> **Exercise goal**: Each line below is to be written out in full, exactly as shown.

Rows from a dataset of charts and code
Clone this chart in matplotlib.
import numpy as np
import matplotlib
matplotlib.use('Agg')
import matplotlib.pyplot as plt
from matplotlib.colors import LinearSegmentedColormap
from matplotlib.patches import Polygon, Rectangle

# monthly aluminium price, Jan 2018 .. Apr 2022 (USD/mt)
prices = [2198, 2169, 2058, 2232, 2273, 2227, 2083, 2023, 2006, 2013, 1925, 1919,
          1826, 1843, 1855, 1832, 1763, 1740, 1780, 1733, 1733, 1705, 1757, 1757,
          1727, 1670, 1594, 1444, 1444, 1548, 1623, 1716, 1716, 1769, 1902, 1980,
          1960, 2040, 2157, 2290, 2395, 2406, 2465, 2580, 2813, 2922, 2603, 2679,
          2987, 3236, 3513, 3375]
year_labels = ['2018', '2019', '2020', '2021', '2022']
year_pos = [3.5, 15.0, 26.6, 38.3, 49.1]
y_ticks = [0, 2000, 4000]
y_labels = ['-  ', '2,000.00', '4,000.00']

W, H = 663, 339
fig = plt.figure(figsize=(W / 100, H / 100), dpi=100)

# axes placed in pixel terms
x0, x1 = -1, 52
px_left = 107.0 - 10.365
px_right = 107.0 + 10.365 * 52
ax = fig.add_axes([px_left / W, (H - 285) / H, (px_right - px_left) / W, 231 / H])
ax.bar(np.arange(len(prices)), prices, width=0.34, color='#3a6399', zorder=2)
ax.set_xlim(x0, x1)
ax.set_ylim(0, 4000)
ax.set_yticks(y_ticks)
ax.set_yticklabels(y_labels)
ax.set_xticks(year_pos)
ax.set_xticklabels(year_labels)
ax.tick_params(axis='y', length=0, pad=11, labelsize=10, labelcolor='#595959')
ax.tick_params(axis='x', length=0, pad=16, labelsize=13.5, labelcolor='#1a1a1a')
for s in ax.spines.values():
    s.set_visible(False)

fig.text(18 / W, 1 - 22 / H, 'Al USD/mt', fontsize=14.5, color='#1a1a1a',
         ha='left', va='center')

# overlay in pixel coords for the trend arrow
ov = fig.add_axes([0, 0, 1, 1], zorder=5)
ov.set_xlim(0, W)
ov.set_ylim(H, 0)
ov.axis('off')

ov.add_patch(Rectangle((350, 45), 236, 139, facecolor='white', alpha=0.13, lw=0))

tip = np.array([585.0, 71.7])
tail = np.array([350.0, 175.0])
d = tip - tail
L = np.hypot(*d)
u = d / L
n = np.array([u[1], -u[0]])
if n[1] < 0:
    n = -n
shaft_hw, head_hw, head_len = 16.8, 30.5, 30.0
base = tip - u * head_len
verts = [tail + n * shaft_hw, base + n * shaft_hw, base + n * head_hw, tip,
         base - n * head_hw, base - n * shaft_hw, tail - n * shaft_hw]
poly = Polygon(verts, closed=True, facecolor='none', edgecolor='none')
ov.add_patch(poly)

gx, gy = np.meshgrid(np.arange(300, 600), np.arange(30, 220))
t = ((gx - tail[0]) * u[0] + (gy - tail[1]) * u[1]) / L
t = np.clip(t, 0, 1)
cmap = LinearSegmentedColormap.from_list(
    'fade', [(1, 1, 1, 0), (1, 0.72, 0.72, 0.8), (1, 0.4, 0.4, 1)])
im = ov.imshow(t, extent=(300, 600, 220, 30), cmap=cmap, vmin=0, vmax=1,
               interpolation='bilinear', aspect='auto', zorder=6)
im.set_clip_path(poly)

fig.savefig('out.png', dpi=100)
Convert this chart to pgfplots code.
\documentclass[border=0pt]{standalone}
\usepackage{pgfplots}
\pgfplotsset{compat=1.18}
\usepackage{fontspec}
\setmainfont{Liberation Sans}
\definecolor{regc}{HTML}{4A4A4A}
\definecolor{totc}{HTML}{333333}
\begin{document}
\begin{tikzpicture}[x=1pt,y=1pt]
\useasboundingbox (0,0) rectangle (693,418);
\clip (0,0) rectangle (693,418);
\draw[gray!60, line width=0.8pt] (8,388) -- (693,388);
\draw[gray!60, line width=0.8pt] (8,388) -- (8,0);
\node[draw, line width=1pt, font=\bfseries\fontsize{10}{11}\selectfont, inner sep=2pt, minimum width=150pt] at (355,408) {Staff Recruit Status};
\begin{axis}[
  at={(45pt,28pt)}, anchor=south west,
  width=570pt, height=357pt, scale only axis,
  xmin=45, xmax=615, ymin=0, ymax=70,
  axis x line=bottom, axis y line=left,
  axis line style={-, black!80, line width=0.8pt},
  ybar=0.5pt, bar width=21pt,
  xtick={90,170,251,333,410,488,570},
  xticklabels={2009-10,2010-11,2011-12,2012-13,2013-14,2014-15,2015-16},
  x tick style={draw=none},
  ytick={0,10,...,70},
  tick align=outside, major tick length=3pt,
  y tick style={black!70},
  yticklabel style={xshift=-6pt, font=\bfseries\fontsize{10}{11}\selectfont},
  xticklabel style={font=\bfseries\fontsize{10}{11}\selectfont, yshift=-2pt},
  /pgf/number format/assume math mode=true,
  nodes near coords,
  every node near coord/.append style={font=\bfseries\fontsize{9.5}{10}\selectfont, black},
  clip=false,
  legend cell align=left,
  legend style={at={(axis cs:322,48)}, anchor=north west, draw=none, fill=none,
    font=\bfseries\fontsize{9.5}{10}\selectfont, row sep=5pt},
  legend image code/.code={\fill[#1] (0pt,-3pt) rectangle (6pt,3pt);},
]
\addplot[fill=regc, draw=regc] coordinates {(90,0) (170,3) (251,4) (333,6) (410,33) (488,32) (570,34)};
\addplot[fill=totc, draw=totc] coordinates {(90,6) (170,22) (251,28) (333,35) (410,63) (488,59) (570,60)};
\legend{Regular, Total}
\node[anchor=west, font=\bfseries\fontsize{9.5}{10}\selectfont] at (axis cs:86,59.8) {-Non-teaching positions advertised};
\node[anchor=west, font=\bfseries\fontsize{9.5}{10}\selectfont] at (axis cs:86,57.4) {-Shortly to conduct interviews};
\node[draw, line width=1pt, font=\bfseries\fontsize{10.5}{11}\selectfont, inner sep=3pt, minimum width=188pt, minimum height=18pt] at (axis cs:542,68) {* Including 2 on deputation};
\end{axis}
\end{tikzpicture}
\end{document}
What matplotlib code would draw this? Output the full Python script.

> **Response for this exercise**:
Clone this chart in matplotlib.
import numpy as np
import matplotlib
matplotlib.use('Agg')
import matplotlib.pyplot as plt
from matplotlib.colors import LinearSegmentedColormap
from matplotlib.patches import Polygon, Rectangle

# monthly aluminium price, Jan 2018 .. Apr 2022 (USD/mt)
prices = [2198, 2169, 2058, 2232, 2273, 2227, 2083, 2023, 2006, 2013, 1925, 1919,
          1826, 1843, 1855, 1832, 1763, 1740, 1780, 1733, 1733, 1705, 1757, 1757,
          1727, 1670, 1594, 1444, 1444, 1548, 1623, 1716, 1716, 1769, 1902, 1980,
          1960, 2040, 2157, 2290, 2395, 2406, 2465, 2580, 2813, 2922, 2603, 2679,
          2987, 3236, 3513, 3375]
year_labels = ['2018', '2019', '2020', '2021', '2022']
year_pos = [3.5, 15.0, 26.6, 38.3, 49.1]
y_ticks = [0, 2000, 4000]
y_labels = ['-  ', '2,000.00', '4,000.00']

W, H = 663, 339
fig = plt.figure(figsize=(W / 100, H / 100), dpi=100)

# axes placed in pixel terms
x0, x1 = -1, 52
px_left = 107.0 - 10.365
px_right = 107.0 + 10.365 * 52
ax = fig.add_axes([px_left / W, (H - 285) / H, (px_right - px_left) / W, 231 / H])
ax.bar(np.arange(len(prices)), prices, width=0.34, color='#3a6399', zorder=2)
ax.set_xlim(x0, x1)
ax.set_ylim(0, 4000)
ax.set_yticks(y_ticks)
ax.set_yticklabels(y_labels)
ax.set_xticks(year_pos)
ax.set_xticklabels(year_labels)
ax.tick_params(axis='y', length=0, pad=11, labelsize=10, labelcolor='#595959')
ax.tick_params(axis='x', length=0, pad=16, labelsize=13.5, labelcolor='#1a1a1a')
for s in ax.spines.values():
    s.set_visible(False)

fig.text(18 / W, 1 - 22 / H, 'Al USD/mt', fontsize=14.5, color='#1a1a1a',
         ha='left', va='center')

# overlay in pixel coords for the trend arrow
ov = fig.add_axes([0, 0, 1, 1], zorder=5)
ov.set_xlim(0, W)
ov.set_ylim(H, 0)
ov.axis('off')

ov.add_patch(Rectangle((350, 45), 236, 139, facecolor='white', alpha=0.13, lw=0))

tip = np.array([585.0, 71.7])
tail = np.array([350.0, 175.0])
d = tip - tail
L = np.hypot(*d)
u = d / L
n = np.array([u[1], -u[0]])
if n[1] < 0:
    n = -n
shaft_hw, head_hw, head_len = 16.8, 30.5, 30.0
base = tip - u * head_len
verts = [tail + n * shaft_hw, base + n * shaft_hw, base + n * head_hw, tip,
         base - n * head_hw, base - n * shaft_hw, tail - n * shaft_hw]
poly = Polygon(verts, closed=True, facecolor='none', edgecolor='none')
ov.add_patch(poly)

gx, gy = np.meshgrid(np.arange(300, 600), np.arange(30, 220))
t = ((gx - tail[0]) * u[0] + (gy - tail[1]) * u[1]) / L
t = np.clip(t, 0, 1)
cmap = LinearSegmentedColormap.from_list(
    'fade', [(1, 1, 1, 0), (1, 0.72, 0.72, 0.8), (1, 0.4, 0.4, 1)])
im = ov.imshow(t, extent=(300, 600, 220, 30), cmap=cmap, vmin=0, vmax=1,
               interpolation='bilinear', aspect='auto', zorder=6)
im.set_clip_path(poly)

fig.savefig('out.png', dpi=100)
Convert this chart to pgfplots code.
\documentclass[border=0pt]{standalone}
\usepackage{pgfplots}
\pgfplotsset{compat=1.18}
\usepackage{fontspec}
\setmainfont{Liberation Sans}
\definecolor{regc}{HTML}{4A4A4A}
\definecolor{totc}{HTML}{333333}
\begin{document}
\begin{tikzpicture}[x=1pt,y=1pt]
\useasboundingbox (0,0) rectangle (693,418);
\clip (0,0) rectangle (693,418);
\draw[gray!60, line width=0.8pt] (8,388) -- (693,388);
\draw[gray!60, line width=0.8pt] (8,388) -- (8,0);
\node[draw, line width=1pt, font=\bfseries\fontsize{10}{11}\selectfont, inner sep=2pt, minimum width=150pt] at (355,408) {Staff Recruit Status};
\begin{axis}[
  at={(45pt,28pt)}, anchor=south west,
  width=570pt, height=357pt, scale only axis,
  xmin=45, xmax=615, ymin=0, ymax=70,
  axis x line=bottom, axis y line=left,
  axis line style={-, black!80, line width=0.8pt},
  ybar=0.5pt, bar width=21pt,
  xtick={90,170,251,333,410,488,570},
  xticklabels={2009-10,2010-11,2011-12,2012-13,2013-14,2014-15,2015-16},
  x tick style={draw=none},
  ytick={0,10,...,70},
  tick align=outside, major tick length=3pt,
  y tick style={black!70},
  yticklabel style={xshift=-6pt, font=\bfseries\fontsize{10}{11}\selectfont},
  xticklabel style={font=\bfseries\fontsize{10}{11}\selectfont, yshift=-2pt},
  /pgf/number format/assume math mode=true,
  nodes near coords,
  every node near coord/.append style={font=\bfseries\fontsize{9.5}{10}\selectfont, black},
  clip=false,
  legend cell align=left,
  legend style={at={(axis cs:322,48)}, anchor=north west, draw=none, fill=none,
    font=\bfseries\fontsize{9.5}{10}\selectfont, row sep=5pt},
  legend image code/.code={\fill[#1] (0pt,-3pt) rectangle (6pt,3pt);},
]
\addplot[fill=regc, draw=regc] coordinates {(90,0) (170,3) (251,4) (333,6) (410,33) (488,32) (570,34)};
\addplot[fill=totc, draw=totc] coordinates {(90,6) (170,22) (251,28) (333,35) (410,63) (488,59) (570,60)};
\legend{Regular, Total}
\node[anchor=west, font=\bfseries\fontsize{9.5}{10}\selectfont] at (axis cs:86,59.8) {-Non-teaching positions advertised};
\node[anchor=west, font=\bfseries\fontsize{9.5}{10}\selectfont] at (axis cs:86,57.4) {-Shortly to conduct interviews};
\node[draw, line width=1pt, font=\bfseries\fontsize{10.5}{11}\selectfont, inner sep=3pt, minimum width=188pt, minimum height=18pt] at (axis cs:542,68) {* Including 2 on deputation};
\end{axis}
\end{tikzpicture}
\end{document}
What matplotlib code would draw this? Output the full Python script.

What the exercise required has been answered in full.